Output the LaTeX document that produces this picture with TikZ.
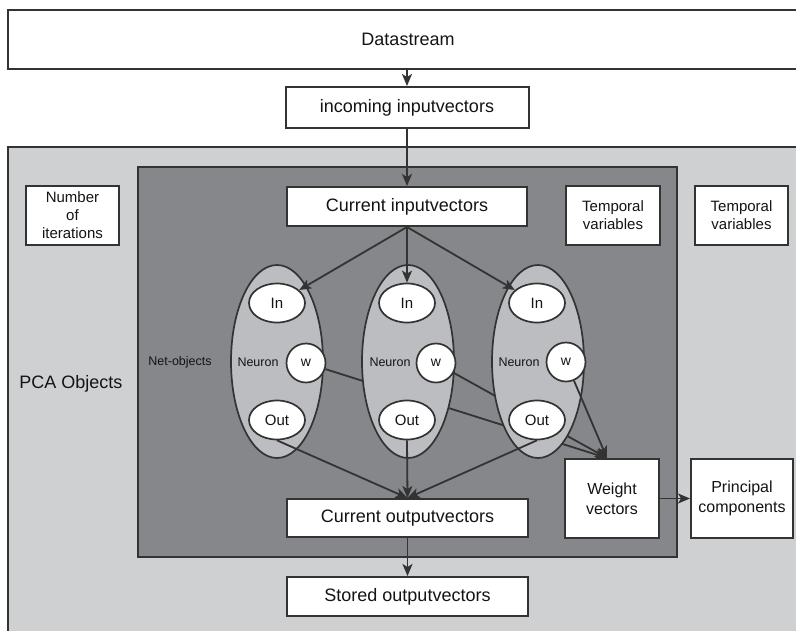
\documentclass[tikz,border=0pt]{standalone}
\usepackage{fontspec}
\setmainfont{Liberation Sans}
\usetikzlibrary{arrows.meta,shapes.geometric,calc}
\pgfdeclarelayer{bgl}
\pgfdeclarelayer{midl}
\pgfsetlayers{bgl,midl,main}
\definecolor{bc}{HTML}{333333}
\definecolor{outerfill}{HTML}{CFD0D2}
\definecolor{darkfill}{HTML}{86878B}
\definecolor{neufill}{HTML}{BCBDC1}
\definecolor{txt}{HTML}{141414}
\begin{document}
\begin{tikzpicture}[x=1pt,y=-1pt,
  box/.style={draw=bc, line width=2pt, fill=white, inner sep=0pt, align=center, text=txt},
  bigtext/.style={font=\fontsize{18}{21}\selectfont},
  midtext/.style={font=\fontsize{15}{18}\selectfont},
  wvtext/.style={font=\fontsize{16}{20}\selectfont},
  smalltext/.style={font=\fontsize{12.5}{15}\selectfont, text=txt},
  neuronshape/.style={ellipse, draw=bc, line width=1.7pt, fill=neufill, minimum width=92pt, minimum height=193pt, inner sep=0pt},
  inout/.style={ellipse, draw=bc, line width=1.7pt, fill=white, minimum width=56pt, minimum height=39pt, inner sep=0pt, font=\fontsize{15}{18}\selectfont, text=txt},
  wnode/.style={circle, draw=bc, line width=1.7pt, fill=white, minimum size=39pt, inner sep=0pt, font=\fontsize{14}{17}\selectfont, text=txt},
  conn/.style={draw=bc, line width=1.8pt},
  arr/.style={conn, -{Stealth[length=12pt,width=10pt,inset=3pt]}}
]
\useasboundingbox (0,0) rectangle (796,630);
\begin{pgfonlayer}{bgl}
  \fill[white] (0,0) rectangle (796,630);
  \node[draw=bc, line width=2pt, fill=outerfill, minimum width=802pt, minimum height=493pt, inner sep=0pt] (pcabox) at (409,393.5) {};
  \node[draw=bc, line width=2pt, fill=darkfill, minimum width=539pt, minimum height=390pt, inner sep=0pt] (netbox) at (407.5,362) {};
\end{pgfonlayer}

% top boxes
\node[box, bigtext, minimum width=800pt, minimum height=59pt] (ds) at (408,39.5) {Datastream};
\node[box, bigtext, minimum width=243pt, minimum height=41pt] (inc) at (407,107.5) {incoming inputvectors};
\node[box, bigtext, minimum width=240pt, minimum height=39pt] (cin) at (407,206.5) {Current inputvectors};

% side boxes
\node[box, midtext, minimum width=93pt, minimum height=59pt] (noi) at (72.5,215.5) {Number\\of\\iterations};
\node[box, midtext, minimum width=94pt, minimum height=59pt] (tv1) at (613,215.5) {Temporal\\variables};
\node[box, midtext, minimum width=93pt, minimum height=59pt] (tv2) at (741.5,215.5) {Temporal\\variables};

% labels
\node[font=\fontsize{18}{21}\selectfont, text=txt] (pcalabel) at (71,384) {PCA Objects};
\node[smalltext] (netlabel) at (180,362) {Net-objects};

% neurons
\node[neuronshape] (n1) at (277,361.5) {};
\node[neuronshape] (n2) at (408,361.5) {};
\node[neuronshape] (n3) at (538,361.5) {};
\node[smalltext] (nl1) at (258,362) {Neuron};
\node[smalltext] (nl2) at (390,362) {Neuron};
\node[smalltext] (nl3) at (519,362) {Neuron};

\node[inout] (in1) at (277,303) {In};
\node[inout] (in2) at (407,303) {In};
\node[inout] (in3) at (537,303) {In};
\node[wnode] (w1) at (306,363) {w};
\node[wnode] (w2) at (436,363) {w};
\node[wnode] (w3) at (566,362) {w};
\node[inout] (out1) at (277,420) {Out};
\node[inout] (out2) at (407,420) {Out};
\node[inout] (out3) at (537,420) {Out};

% bottom boxes
\node[box, bigtext, minimum width=241pt, minimum height=38pt] (cout) at (407.5,518) {Current outputvectors};
\node[box, bigtext, minimum width=241pt, minimum height=39pt] (sout) at (407.5,596.5) {Stored outputvectors};
\node[box, wvtext, minimum width=94pt, minimum height=79pt] (wv) at (612,498.5) {Weight\\vectors};
\node[box, wvtext, minimum width=102pt, minimum height=79pt] (pc) at (742,498.5) {Principal\\components};

\coordinate (wtip) at ($(wv.north)+(-5,0)$);

% weight lines hidden under neurons
\begin{pgfonlayer}{midl}
  \draw[arr] (w1) -- (wtip);
  \draw[arr] (w2) -- (wtip);
\end{pgfonlayer}
\draw[arr] (w3) -- (wtip);

% connectors
\draw[arr] (inc.north |- ds.south) -- (inc.north);
\draw[arr] (inc.south) -- (cin.north);
\draw[arr] (cin.south) -- (in1);
\draw[arr] (cin.south) -- (in2);
\draw[arr] (cin.south) -- (in3);
\draw[arr] (out1.south) -- (cout.north);
\draw[arr] (out2.south) -- (cout.north);
\draw[arr] (out3.south) -- (cout.north);
\draw[arr] (cout.south) -- (sout.north);
\draw[arr] (wv.east) -- (pc.west);
\end{tikzpicture}
\end{document}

--------------------

REQUIREMENT: Reproduce the listing above exactly, excluding all pictures.

EXPECTED ANSWER:
Output the LaTeX document that produces this picture with TikZ.
\documentclass[tikz,border=0pt]{standalone}
\usepackage{fontspec}
\setmainfont{Liberation Sans}
\usetikzlibrary{arrows.meta,shapes.geometric,calc}
\pgfdeclarelayer{bgl}
\pgfdeclarelayer{midl}
\pgfsetlayers{bgl,midl,main}
\definecolor{bc}{HTML}{333333}
\definecolor{outerfill}{HTML}{CFD0D2}
\definecolor{darkfill}{HTML}{86878B}
\definecolor{neufill}{HTML}{BCBDC1}
\definecolor{txt}{HTML}{141414}
\begin{document}
\begin{tikzpicture}[x=1pt,y=-1pt,
  box/.style={draw=bc, line width=2pt, fill=white, inner sep=0pt, align=center, text=txt},
  bigtext/.style={font=\fontsize{18}{21}\selectfont},
  midtext/.style={font=\fontsize{15}{18}\selectfont},
  wvtext/.style={font=\fontsize{16}{20}\selectfont},
  smalltext/.style={font=\fontsize{12.5}{15}\selectfont, text=txt},
  neuronshape/.style={ellipse, draw=bc, line width=1.7pt, fill=neufill, minimum width=92pt, minimum height=193pt, inner sep=0pt},
  inout/.style={ellipse, draw=bc, line width=1.7pt, fill=white, minimum width=56pt, minimum height=39pt, inner sep=0pt, font=\fontsize{15}{18}\selectfont, text=txt},
  wnode/.style={circle, draw=bc, line width=1.7pt, fill=white, minimum size=39pt, inner sep=0pt, font=\fontsize{14}{17}\selectfont, text=txt},
  conn/.style={draw=bc, line width=1.8pt},
  arr/.style={conn, -{Stealth[length=12pt,width=10pt,inset=3pt]}}
]
\useasboundingbox (0,0) rectangle (796,630);
\begin{pgfonlayer}{bgl}
  \fill[white] (0,0) rectangle (796,630);
  \node[draw=bc, line width=2pt, fill=outerfill, minimum width=802pt, minimum height=493pt, inner sep=0pt] (pcabox) at (409,393.5) {};
  \node[draw=bc, line width=2pt, fill=darkfill, minimum width=539pt, minimum height=390pt, inner sep=0pt] (netbox) at (407.5,362) {};
\end{pgfonlayer}

% top boxes
\node[box, bigtext, minimum width=800pt, minimum height=59pt] (ds) at (408,39.5) {Datastream};
\node[box, bigtext, minimum width=243pt, minimum height=41pt] (inc) at (407,107.5) {incoming inputvectors};
\node[box, bigtext, minimum width=240pt, minimum height=39pt] (cin) at (407,206.5) {Current inputvectors};

% side boxes
\node[box, midtext, minimum width=93pt, minimum height=59pt] (noi) at (72.5,215.5) {Number\\of\\iterations};
\node[box, midtext, minimum width=94pt, minimum height=59pt] (tv1) at (613,215.5) {Temporal\\variables};
\node[box, midtext, minimum width=93pt, minimum height=59pt] (tv2) at (741.5,215.5) {Temporal\\variables};

% labels
\node[font=\fontsize{18}{21}\selectfont, text=txt] (pcalabel) at (71,384) {PCA Objects};
\node[smalltext] (netlabel) at (180,362) {Net-objects};

% neurons
\node[neuronshape] (n1) at (277,361.5) {};
\node[neuronshape] (n2) at (408,361.5) {};
\node[neuronshape] (n3) at (538,361.5) {};
\node[smalltext] (nl1) at (258,362) {Neuron};
\node[smalltext] (nl2) at (390,362) {Neuron};
\node[smalltext] (nl3) at (519,362) {Neuron};

\node[inout] (in1) at (277,303) {In};
\node[inout] (in2) at (407,303) {In};
\node[inout] (in3) at (537,303) {In};
\node[wnode] (w1) at (306,363) {w};
\node[wnode] (w2) at (436,363) {w};
\node[wnode] (w3) at (566,362) {w};
\node[inout] (out1) at (277,420) {Out};
\node[inout] (out2) at (407,420) {Out};
\node[inout] (out3) at (537,420) {Out};

% bottom boxes
\node[box, bigtext, minimum width=241pt, minimum height=38pt] (cout) at (407.5,518) {Current outputvectors};
\node[box, bigtext, minimum width=241pt, minimum height=39pt] (sout) at (407.5,596.5) {Stored outputvectors};
\node[box, wvtext, minimum width=94pt, minimum height=79pt] (wv) at (612,498.5) {Weight\\vectors};
\node[box, wvtext, minimum width=102pt, minimum height=79pt] (pc) at (742,498.5) {Principal\\components};

\coordinate (wtip) at ($(wv.north)+(-5,0)$);

% weight lines hidden under neurons
\begin{pgfonlayer}{midl}
  \draw[arr] (w1) -- (wtip);
  \draw[arr] (w2) -- (wtip);
\end{pgfonlayer}
\draw[arr] (w3) -- (wtip);

% connectors
\draw[arr] (inc.north |- ds.south) -- (inc.north);
\draw[arr] (inc.south) -- (cin.north);
\draw[arr] (cin.south) -- (in1);
\draw[arr] (cin.south) -- (in2);
\draw[arr] (cin.south) -- (in3);
\draw[arr] (out1.south) -- (cout.north);
\draw[arr] (out2.south) -- (cout.north);
\draw[arr] (out3.south) -- (cout.north);
\draw[arr] (cout.south) -- (sout.north);
\draw[arr] (wv.east) -- (pc.west);
\end{tikzpicture}
\end{document}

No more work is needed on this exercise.